Imbas dari hal tersebut memicu aksi demonstrasi, dimana salah satu isu yang dibawakan adalah menyoroti kenaikan tunjangan DPR. Kemarahan tersebut yang pada akhirnya muncul sebuah isu pembubaran DPR sebagai bentuk kekecewaan publik. Namun pada kenyataannya, jika seandainya pembubaran tersebut terjadi (sulit untuk dilakukan), maka akan semakin memperkeruh keadaan saja. Mengapa seperti itu?.
Sangat diwajarkan masyarakat melontarkan untuk pembubaran DPR karena bentuk kemarahan yang akhirnya mencuat ke permukaan dan secara masif. Namun jika hal tersebut benar terjadi, maka akan ada ketidakstabilan politik. Jika DPR dibubarkan, maka tidak akan ada lembaga yang mengawasi jalannya pemerintahan.
Sebagaimana yang kita ketahui bersama, bahwa Indonesia merupakan negara yang menganut sistem demokrasi. Dimana demokrasi itu sendiri menganut trias politica atau pemisahan kekuasaan. Terdapat tiga lembaga independen yang menjalankan pemerintahan yaitu lembaga eksekutif, legislatif, dan yudikatif. Pada kasus yang saat ini terjadi, publik menuntut DPR sebagai lembaga legislatif untuk dibubarkan. Hal ini dapat memicu dan potensi besar terjadinya penyalahgunaan dari lembaga eksekutif yang dalam hal ini presiden dan para menterinya yang memiliki tugas untuk menjalankan undang-undang.
Akan ada kesewenang-wenangan dalam menjalankan kekuasaan negara karena tidak ada lembaga yang mengawasi. Kemudian jika DPR dibubarkan, tidak ada lagi yang akan menyusun dan membahas undang-undang serta membahas Anggaran Pendapatan dan Belanja Negara (APBN). Tupoksi utama dari DPR sendiri yaitu semua hal yang sudah disebutkan sebelumnya. Akan terjadi kepincangan kekuasaan jika DPR ditiadakan. Hasil produk tidak adanya DPR hanya akan melahirkan korupsi, kolusi, dan nepotisme yang terus merajalela. Pada akhirnya, rakyat lagi yang akan menjadi korban.
Sebelumnya, Indonesia pernah mengalami hal serupa yakni contoh kontrik lemahnya fungsi DPR. Pada tahun 1950-an atau masa Demokrasi Terpimpin, terjadi kekuasaan yang terpusat pada satu tangan yaitu presiden.
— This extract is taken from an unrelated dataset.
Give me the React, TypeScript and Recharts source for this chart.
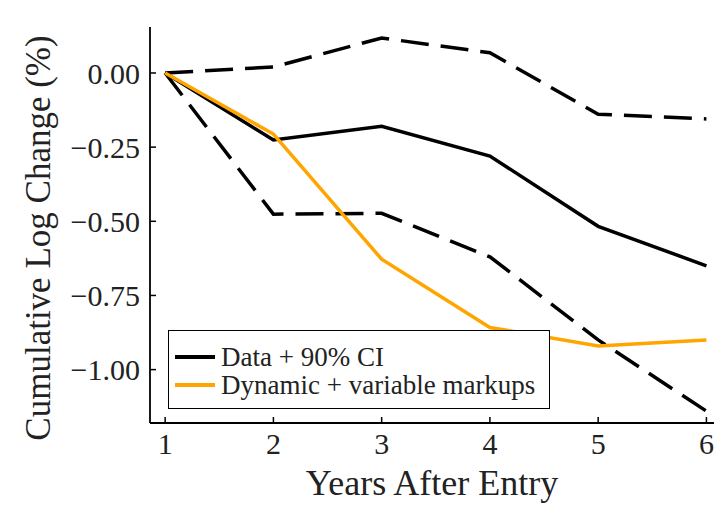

Mungkin ini awalnya ditujukan untuk hal yang baik yaitu sebagai stabilitas. Seiring berjalannya waktu, lahir sebuah kekuasaan yang kontrolnya sangat jauh dari rakyat. Tidak adanya DPR bukan hanya soal eksistensi lembaga, melainkan soal tidak adanya mekanisme pengontrol.
Mahfud MD melalui kanal Youtube-nya turut memberikan tanggapan mengenai isu pembubaran lembaga yang disebut sebagai wakil rakyat tersebut. Dia mengatakan bahwa jauh lebih baik memiliki DPR dan partai yang buruk, daripada tidak ada sama sekali. Hal ini hanya akan menciptakan ketidakstabilan politik dan kekuasaan.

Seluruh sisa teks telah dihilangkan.